Step through an unmarked black door, and you're inside the fire lounge. Above the bar, a plasma screen plays a video of flickering flames — reminiscent of the famous yule log VHS. The room also features giant crystals and a bar made of stone.

Cocktails include the Samadji Night Spa, made with Hendrick's gin, St-Germain, cucumber juice, cilantro, and lime ($16, served with an additional shot of St-Germain); the Soul Burner, made with Bulleit bourbon, pomegranate, burnt citrus, and crystallized cranberries ($15); and the Glacier Water, made with lemon-infused Deep Eddy vodka, curaçao, Pop Rocks and served with its own mini-glacier ($15). The Shocktail will create the biggest buzz, literally and figuratively. The drink, made with Nolet's gin and lemonade, is served with a Szechuan button ($18). This little flower is a native of South America, Africa, and Asia, and its numbing qualities are used as a natural remedy to relieve toothaches and stomach ailments. The idea is to try the cocktail alone and then eat the tiny bud, which taste like a bitter dried flower. Give it a few seconds, however, and your tongue feels tingly. The best way to describe it is if someone opened up the pores to your taste buds. The effect lasts only a few minutes and is supposed to enhance the flavors you taste. 

After a drink in the fire lounge, it's time to experience the ice bar. Admission is $17, which includes the use of faux-fur coats, hats, and gloves (complete with texting capability). If you're not dressed for 23-degree temperatures, the bar even loans out sweats, leggings, socks, and slippers, so you won't freeze in your skimpy SoBe club wear. You can opt for the $34 mixology package, which includes two cocktails at the ice bar, or the $48 premium package, which includes two cocktails and a souvenir photo. If you have a child with a Frozen fetish, the bar is open to kids until 7 p.m. (they must be accompanied by an adult).

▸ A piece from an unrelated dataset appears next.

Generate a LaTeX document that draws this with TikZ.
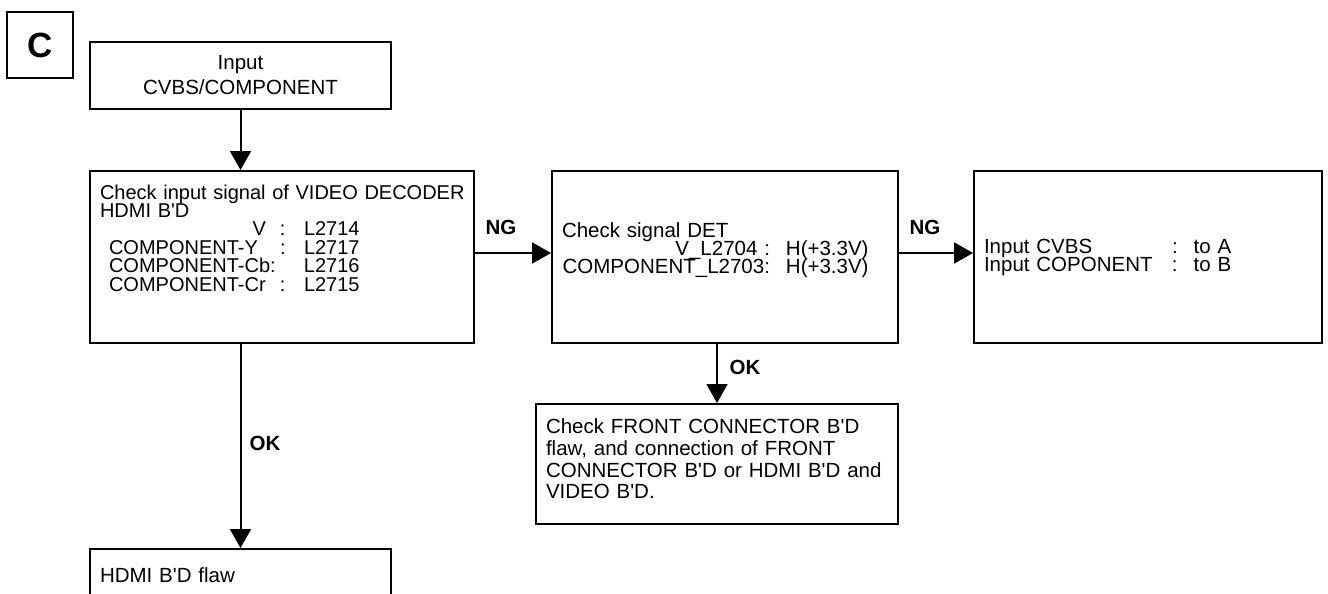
\documentclass[tikz,border=0pt]{standalone}
\usepackage{fontspec}
\setmainfont{Liberation Sans}[Ligatures=TeXOff]
\usetikzlibrary{positioning,arrows.meta}

% one pin line: label part in a fixed field, then the value
\newcommand{\pin}[3]{\makebox[#1][l]{#2}#3}

\begin{document}
\begin{tikzpicture}[
  x=0.5pt, y=-0.5pt,
  box/.style={draw, line width=1pt, anchor=north west, inner xsep=5pt, inner ysep=0pt, align=left,
    execute at begin node={\lineskiplimit=-50pt}},
  chip/.style={draw, line width=1pt, anchor=north west, minimum size=33pt, inner sep=0pt, font=\bfseries\fontsize{17.5}{20}\selectfont},
  tag/.style={font=\bfseries\fontsize{10.25}{12}\selectfont},
  arrow/.style={-{Triangle[length=9.5pt, width=10.5pt]}, line width=1pt}
]
  \useasboundingbox (0,0) rectangle (1328,594);

  \node[chip] (tagc) at (6,11) {C};
  \node[box, align=center, minimum width=150.5pt, minimum height=33.5pt, font=\fontsize{10.25}{12.5}\selectfont] (input) at (89,41) {Input\\CVBS/COMPONENT};

  \node[box, text width=182pt, minimum height=86pt, font=\fontsize{10}{9.2}\selectfont] (chk) at (89,170) {%
    \mbox{Check input signal of VIDEO DECODER}\\
    HDMI B'D\\
    \pin{102pt}{\makebox[90pt][r]{V\hspace{7pt}}:}{L2714}\\
    \pin{102pt}{\hspace*{4.5pt}\makebox[85.5pt][l]{COMPONENT-Y}:}{L2717}\\
    \pin{102pt}{\hspace*{4.5pt}COMPONENT-Cb:}{L2716}\\
    \pin{102pt}{\hspace*{4.5pt}\makebox[85.5pt][l]{COMPONENT-Cr}:}{L2715}\par\kern19pt};
  \node[box, text width=163pt, minimum height=86pt, font=\fontsize{10.25}{9}\selectfont] (det) at (551,170) {%
    Check signal DET\\
    \pin{112pt}{\makebox[104pt][r]{V\_L2704 :}}{H(+3.3V)}\\
    \pin{112pt}{\makebox[104pt][r]{COMPONENT\_L2703:}}{H(+3.3V)}\par\kern7pt};
  \node[box, text width=164pt, minimum height=86pt, font=\fontsize{10.25}{9}\selectfont] (res) at (973,170) {%
    \pin{94pt}{Input CVBS}{:\hspace{8pt}to A}\\
    \pin{94pt}{Input COPONENT}{:\hspace{8pt}to B}};
  \node[box, text width=171pt, minimum height=60pt, font=\fontsize{10.25}{10.85}\selectfont] (front) at (535,403) {%
    Check FRONT CONNECTOR B'D\\
    flaw, and connection of FRONT\\
    CONNECTOR B'D or HDMI B'D and\\
    VIDEO B'D.\par\kern5pt};
  \node[box, text width=140.5pt, minimum height=26.5pt, font=\fontsize{10.25}{9}\selectfont] (flaw) at (89,548) {HDMI B'D flaw};

  \node[tag] (ng1) at (501,227) {NG};
  \node[tag] (ng2) at (925,227) {NG};
  \node[tag] (ok1) at (745,367) {OK};
  \node[tag] (ok2) at (265,443) {OK};

  \draw[arrow] (input.south) -- (input.south |- chk.north);
  \draw[arrow] ([yshift=2pt]chk.east) -- ([yshift=2pt]det.west);
  \draw[arrow] ([yshift=2pt]det.east) -- ([yshift=2pt]res.west);
  \draw[arrow] (front.north |- det.south) -- (front.north);
  \draw[arrow] (flaw.north |- chk.south) -- (flaw.north);
\end{tikzpicture}
\end{document}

Once suited up, you'll have a maximum 40 minutes in this crystal palace — more than enough time to experience the novelty of being cold in Miami in September. Changing colors turn the bar into a Nordic fantasy, complete with ice sculptures and fossils and crystals frozen into the walls.

Ice bar bartender Sean Cadognan serves a limited menu of vodka cocktails and shots in glasses made of ice. The glasses, by the way, are used only once. As he pours drinks, he warns patrons to be careful — the frosty glasses are slippery, and Miamians aren't too nimble with gloves, being out of practice and all that. Partner Nicole Prichett points out that 23 degrees Fahrenheit is the ideal temperature in which to enjoy vodka. Asked if the vodka or the person should be at that temperature, she teases back, "The vodka."  

So what happens to the ice bar — and the 100,000 pounds of ice it contains — if Miami Beach is struck by a hurricane and loses power for days? "We have four generators. Surprisingly, the cold sustains itself, so we really need less power than you would think to keep the ice bar frozen. If we were to seal the doors, the room would stay frozen for about four days on its own."

Be warned, however, that the change in temperature wreaks havoc on phones and cameras. To keep itself from freezing, your phone may eat up its battery life, and your camera lens would probably fog up for a good 30 minutes after you return to the relative warmth of the fire lounge. It's best to keep both in your pockets, under your warm coat, after you've taken your fill of selfies.

After coming in from the cold, you're invited to step back into the fire lounge for a Winter's Kiss, a hot chocolate spiked with caramel vodka. If that doesn't do the trick to thaw you out, bartender Jeff "Flip" Fralich's fire-eating antics surely will.

Drinkhouse Fire & Ice is open weekdays from 5 p.m. to 1 a.m. and weekends from 4 p.m. to 5 a.m.